US archbishop criticises Mary McAleese’s remarks on church

Former president said describing homosexuality as ‘disordered’ led to homophobia

A US archbishop has accused former president Mary McAleese of trying to control the faith of the Catholic Church.

Archbishop of Philadelphia Charles Chaput said she had “a very narrow point of view that’s trying to control something she shouldn’t try to control, that is the faith of the Catholic Church”.

Asked by The Irish Times in Rome about Mrs McAleese's claim last Friday that the church's description of homosexuality as "intrinsically disordered" with a tendency to "evil" led to homophobia, he said he had read the documents and the church had never said homosexual people were disordered.

“They say that the tendency to same-sex attraction is a disorder of our sexual appetite. It’s not the same thing to say that a part of us is disordered. It’s not the same thing as saying the person is disordered.
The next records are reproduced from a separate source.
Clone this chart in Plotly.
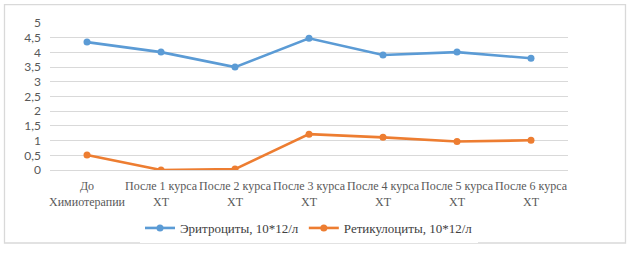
import plotly.graph_objects as go

categories = ["До<br>Химиотерапии", "После 1 курса<br>ХТ", "После 2 курса<br>ХТ",
              "После 3 курса<br>ХТ", "После 4 курса<br>ХТ", "После 5 курса<br>ХТ",
              "После 6 курса<br>ХТ"]
erythro = [4.35, 4.01, 3.50, 4.48, 3.91, 4.01, 3.80]
retic = [0.51, 0.00, 0.03, 1.22, 1.11, 0.97, 1.01]
y_ticks = [0, 0.5, 1, 1.5, 2, 2.5, 3, 3.5, 4, 4.5, 5]
y_tick_labels = ["0", "0,5", "1", "1,5", "2", "2,5", "3", "3,5", "4", "4,5", "5"]

W, H = 633, 253
L, R, T, B = 50, 65, 23, 82
pw, ph = W - L - R, H - T - B

fig = go.Figure()
fig.add_trace(go.Scatter(x=categories, y=erythro, mode="lines+markers",
                         name="Эритроциты, 10*12/л",
                         line=dict(color="#5B9BD5", width=2.6),
                         marker=dict(color="#5B9BD5", size=7)))
fig.add_trace(go.Scatter(x=categories, y=retic, mode="lines+markers",
                         name="Ретикулоциты, 10*12/л",
                         line=dict(color="#ED7D31", width=2.6),
                         marker=dict(color="#ED7D31", size=7)))

def px_to_paper_x(px):
    return (px - L) / pw

def px_to_paper_y(py):
    return (H - B - py) / ph

fig.add_shape(type="rect", xref="paper", yref="paper",
              x0=px_to_paper_x(4.5), x1=px_to_paper_x(625.5),
              y0=px_to_paper_y(244.5), y1=px_to_paper_y(4.5),
              line=dict(color="#D9D9D9", width=1.3), layer="below")

fig.update_layout(
    width=W, height=H,
    margin=dict(l=L, r=R, t=T, b=B),
    plot_bgcolor="white", paper_bgcolor="white",
    showlegend=True,
    legend=dict(orientation="h", x=0.5, xanchor="center",
                y=px_to_paper_y(228), yanchor="middle",
                font=dict(family="Liberation Serif", size=13, color="#404040"),
                itemwidth=30, tracegroupgap=0),
    xaxis=dict(showgrid=False, showline=False, zeroline=False, ticks="",
               tickangle=0, automargin=False, ticklabelstandoff=7,
               tickfont=dict(family="Liberation Serif", size=12, color="#595959"),
               range=[-0.5, len(categories) - 0.5]),
    yaxis=dict(range=[0, 5], tickvals=y_ticks, ticktext=y_tick_labels,
               showgrid=True, gridcolor="#D9D9D9", gridwidth=1,
               zeroline=True, zerolinecolor="#D9D9D9", zerolinewidth=1,
               showline=False, ticks="", ticklabelstandoff=8, automargin=False,
               tickfont=dict(family="Lato", size=12, color="#595959")),
)

fig.write_html("out.html", config={"displayModeBar": False},
               post_script="document.body.style.margin='0';document.body.style.overflow='hidden';")
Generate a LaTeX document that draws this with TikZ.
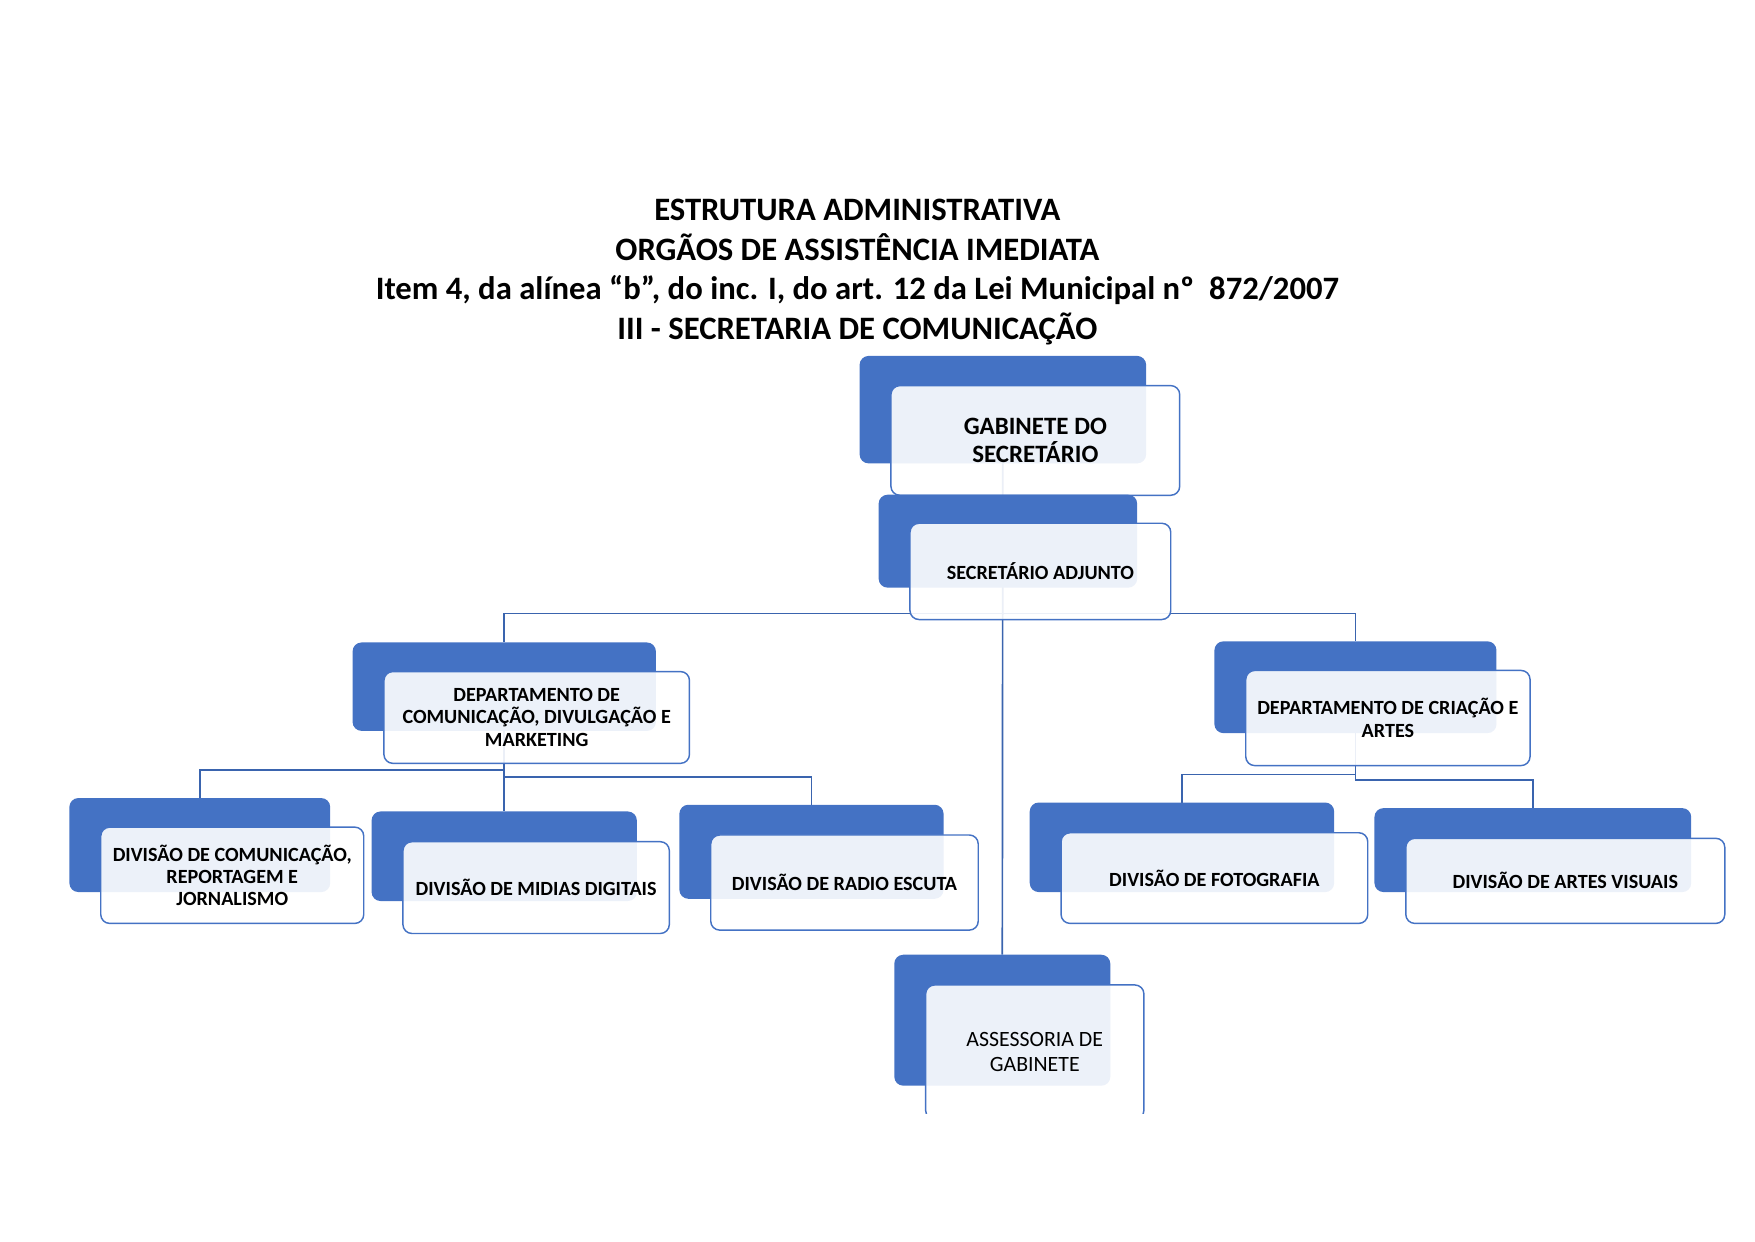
\documentclass[tikz,border=0pt]{standalone}
\usepackage{fontspec}
\setmainfont{Carlito}
\definecolor{myblue}{HTML}{4472C4}
\definecolor{lineblue}{HTML}{3A64AE}
\begin{document}
\begin{tikzpicture}[x=1pt,y=-1pt,
  backbox/.style={fill=myblue, draw=none, rounded corners=8pt, inner sep=0pt},
  frontbox/.style={fill=white, fill opacity=0.9, text opacity=1, draw=myblue, line width=1.3pt,
     rounded corners=8pt, inner sep=0pt, align=center, font=\fontsize{18}{20}\selectfont\bfseries},
  conn/.style={draw=lineblue, line width=1.5pt}]
\useasboundingbox (0,0) rectangle (1568,1109);

% title
\node[align=center, font=\fontsize{29.2}{35.5}\selectfont\bfseries] (title) at (766,243)
 {ESTRUTURA ADMINISTRATIVA\\ORGÃOS DE ASSISTÊNCIA IMEDIATA\\Item 4, da alínea “b”, do inc. I, do art. 12 da Lei Municipal nº\ \ 872/2007\\III - SECRETARIA DE COMUNICAÇÃO};

% centres of the back boxes
\path
 (896,366)    coordinate (gabC)
 (900.5,483.5) coordinate (secC)
 (450.5,613.5) coordinate (dcC)
 (1211,614)   coordinate (daC)
 (178.5,755)  coordinate (d1C)
 (450.5,765)  coordinate (d2C)
 (725,761)    coordinate (d3C)
 (1056,757)   coordinate (d4C)
 (1369.5,759.5) coordinate (d5C)
 (895.5,911.5) coordinate (assC);

% connectors (behind)
\path (gabC |- 0,548) coordinate (j1);
\draw[conn] (gabC) -- (895.5,853);
\draw[conn] (j1) -| (450.5,574);
\draw[conn] (j1) -| (1211,573);

\draw[conn] (dcC) -- (450.5,725);
\draw[conn] (dcC |- 0,688) -| (178.5,713);
\draw[conn] (dcC |- 0,694) -| (725,719);

\draw[conn] (daC) -- (daC |- 0,697);
\draw[conn] (daC |- 0,692) -| (1056,717);
\draw[conn] (daC |- 0,697) -| (1369.5,722);

% boxes
\node[backbox, minimum width=256pt, minimum height=96pt] (gabB) at (gabC) {};
\node[frontbox, minimum width=258pt, minimum height=98pt, font=\fontsize{22.3}{25}\selectfont\bfseries] (gab) at (925,393.5) {GABINETE DO\\SECRETÁRIO};

\node[backbox, minimum width=231pt, minimum height=83pt] (secB) at (secC) {};
\node[frontbox, minimum width=233pt, minimum height=86pt] (sec) at (929.5,510.5) {SECRETÁRIO ADJUNTO};

\node[backbox, minimum width=271pt, minimum height=79pt] (dcB) at (dcC) {};
\node[frontbox, minimum width=273pt, minimum height=82pt] (dc) at (479.5,641) {DEPARTAMENTO DE\\COMUNICAÇÃO, DIVULGAÇÃO E\\MARKETING};

\node[backbox, minimum width=252pt, minimum height=82pt] (daB) at (daC) {};
\node[frontbox, minimum width=254pt, minimum height=85pt] (da) at (1240,641.5) {DEPARTAMENTO DE CRIAÇÃO E\\ARTES};

\node[backbox, minimum width=233pt, minimum height=84pt] (d1B) at (d1C) {};
\node[frontbox, minimum width=235pt, minimum height=86pt] (d1) at (207.5,782) {DIVISÃO DE COMUNICAÇÃO,\\REPORTAGEM E\\JORNALISMO};

\node[backbox, minimum width=237pt, minimum height=80pt] (d2B) at (d2C) {};
\node[frontbox, minimum width=238pt, minimum height=82pt] (d2) at (479,793) {DIVISÃO DE MIDIAS DIGITAIS};

\node[backbox, minimum width=236pt, minimum height=84pt] (d3B) at (d3C) {};
\node[frontbox, minimum width=239pt, minimum height=85pt] (d3) at (754.5,788.5) {DIVISÃO DE RADIO ESCUTA};

\node[backbox, minimum width=272pt, minimum height=80pt] (d4B) at (d4C) {};
\node[frontbox, minimum width=274pt, minimum height=81pt] (d4) at (1085,784.5) {DIVISÃO DE FOTOGRAFIA};

\node[backbox, minimum width=283pt, minimum height=75pt] (d5B) at (d5C) {};
\node[frontbox, minimum width=285pt, minimum height=76pt] (d5) at (1398.5,787) {DIVISÃO DE ARTES VISUAIS};

\begin{scope}
\clip (0,0) rectangle (1568,995);
\node[backbox, minimum width=193pt, minimum height=117pt] (assB) at (assC) {};
\node[frontbox, minimum width=195pt, minimum height=120pt, font=\fontsize{19.5}{22}\selectfont] (ass) at (924.5,940) {ASSESSORIA DE\\GABINETE};
\end{scope}
\end{tikzpicture}
\end{document}
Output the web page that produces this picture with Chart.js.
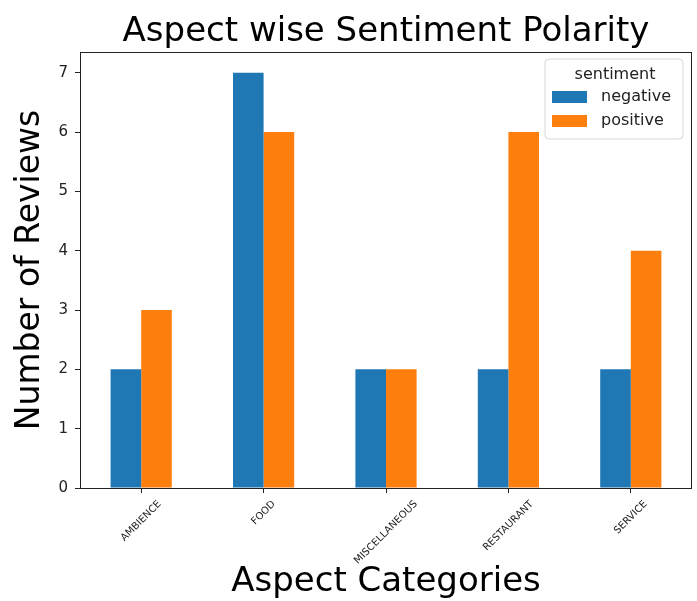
<!DOCTYPE html>
<html>
<head>
<meta charset="utf-8">
<script src="https://cdn.jsdelivr.net/npm/chart.js@4.4.1/dist/chart.umd.min.js"></script>
<style>
  html, body { margin: 0; padding: 0; background: #fff; }
</style>
</head>
<body>
<canvas id="chart" width="697" height="601"></canvas>
<script>
const categories = ['AMBIENCE', 'FOOD', 'MISCELLANEOUS', 'RESTAURANT', 'SERVICE'];
const negativeCounts = [2, 7, 2, 2, 2];
const positiveCounts = [3, 6, 2, 6, 4];
const yTickValues = [0, 1, 2, 3, 4, 5, 6, 7];
const legendTitle = 'sentiment';

const FONT = '"DejaVu Sans", sans-serif';

// frame, centred rotated category labels and the boxed legend
const extras = {
    id: 'extras',
    afterDraw(chart) {
        const {ctx, chartArea: a, scales: {x}} = chart;
        ctx.save();
        ctx.strokeStyle = '#222';
        ctx.lineWidth = 1;
        ctx.strokeRect(a.left + 0.5, a.top + 0.5, a.right - a.left - 1, a.bottom - a.top);

        ctx.font = '10px ' + FONT;
        ctx.fillStyle = '#222';
        ctx.textAlign = 'center';
        ctx.textBaseline = 'middle';
        categories.forEach((c, i) => {
            const px = x.getPixelForValue(i);
            const w = ctx.measureText(c).width;
            const cy = a.bottom + 11 + (w + 10) * Math.SQRT1_2 / 2;
            ctx.save();
            ctx.translate(px, cy);
            ctx.rotate(-Math.PI / 4);
            ctx.fillText(c, 0, 0);
            ctx.restore();
        });

        const bx = a.right - 147, by = a.top + 7, bw = 138, bh = 80;
        ctx.beginPath();
        ctx.roundRect(bx, by, bw, bh, 4);
        ctx.fillStyle = 'rgba(255,255,255,0.8)';
        ctx.fill();
        ctx.strokeStyle = '#d6d6d6';
        ctx.stroke();

        ctx.font = '16px ' + FONT;
        ctx.fillStyle = '#222';
        ctx.textAlign = 'center';
        ctx.fillText(legendTitle, bx + 70, by + 16);
        ctx.textAlign = 'left';
        chart.data.datasets.forEach((ds, i) => {
            const ry = by + 32 + i * 24;
            ctx.fillStyle = ds.backgroundColor;
            ctx.fillRect(bx + 7, ry, 35, 12);
            ctx.fillStyle = '#222';
            ctx.fillText(ds.label, bx + 56, ry + 6);
        });
        ctx.restore();
    }
};

new Chart(document.getElementById('chart'), {
    type: 'bar',
    data: {
        labels: categories,
        datasets: [
            {label: 'negative', data: negativeCounts, backgroundColor: '#1f77b4'},
            {label: 'positive', data: positiveCounts, backgroundColor: '#ff7f0e'}
        ]
    },
    options: {
        responsive: false,
        animation: false,
        layout: {padding: {top: 0, right: 5, bottom: 0, left: 0}},
        datasets: {
            bar: {categoryPercentage: 0.5, barPercentage: 1.0}
        },
        plugins: {
            legend: {display: false},
            tooltip: {enabled: false}
        },
        scales: {
            // top axis only carries the chart title, so it centres over the plot
            top: {
                type: 'category',
                position: 'top',
                border: {display: false},
                grid: {display: false},
                ticks: {display: false},
                title: {
                    display: true,
                    text: 'Aspect wise Sentiment Polarity',
                    color: '#000',
                    font: {family: FONT, size: 34, lineHeight: 1},
                    padding: {top: 15, bottom: 0}
                },
                afterFit(s) { s.height = 52; }
            },
            x: {
                border: {display: false},
                grid: {drawOnChartArea: false, offset: false, tickLength: 5, color: '#222'},
                ticks: {display: false},
                title: {
                    display: true,
                    text: 'Aspect Categories',
                    color: '#000',
                    font: {family: FONT, size: 34, lineHeight: 1},
                    padding: {top: 0, bottom: 2}
                },
                afterFit(s) { s.height = 113; }
            },
            y: {
                min: 0,
                max: 7.35,
                border: {display: false},
                grid: {drawOnChartArea: false, tickLength: 5, color: '#222'},
                ticks: {
                    stepSize: 1,
                    padding: 7,
                    color: '#222',
                    font: {family: FONT, size: 15}
                },
                afterBuildTicks(s) {
                    s.ticks = yTickValues.map(v => ({value: v}));
                },
                title: {
                    display: true,
                    text: 'Number of Reviews',
                    color: '#000',
                    font: {family: FONT, size: 33, lineHeight: 1},
                    padding: {top: 14, bottom: 0}
                },
                afterFit(s) { s.width = 80; }
            }
        }
    },
    plugins: [extras]
});
</script>
</body>
</html>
I think it is clear what they’re saying in the church is that being attracted to a person of the same gender sexually is a disorder of our sexual nature.


“A lot of people have disorders. In fact we all do. Some of it would be less serious than sexual, like me and glasses, or not being able to hear well, or having a tendency to overeat – those are all disorders that a person may have but it doesn’t destroy their dignity.

“It just means they have an issue to deal with. So I think that language is being used politically.

“It’s being used by politicians in order to stir up one side against the other and that’s inappropriate for politicians to do.”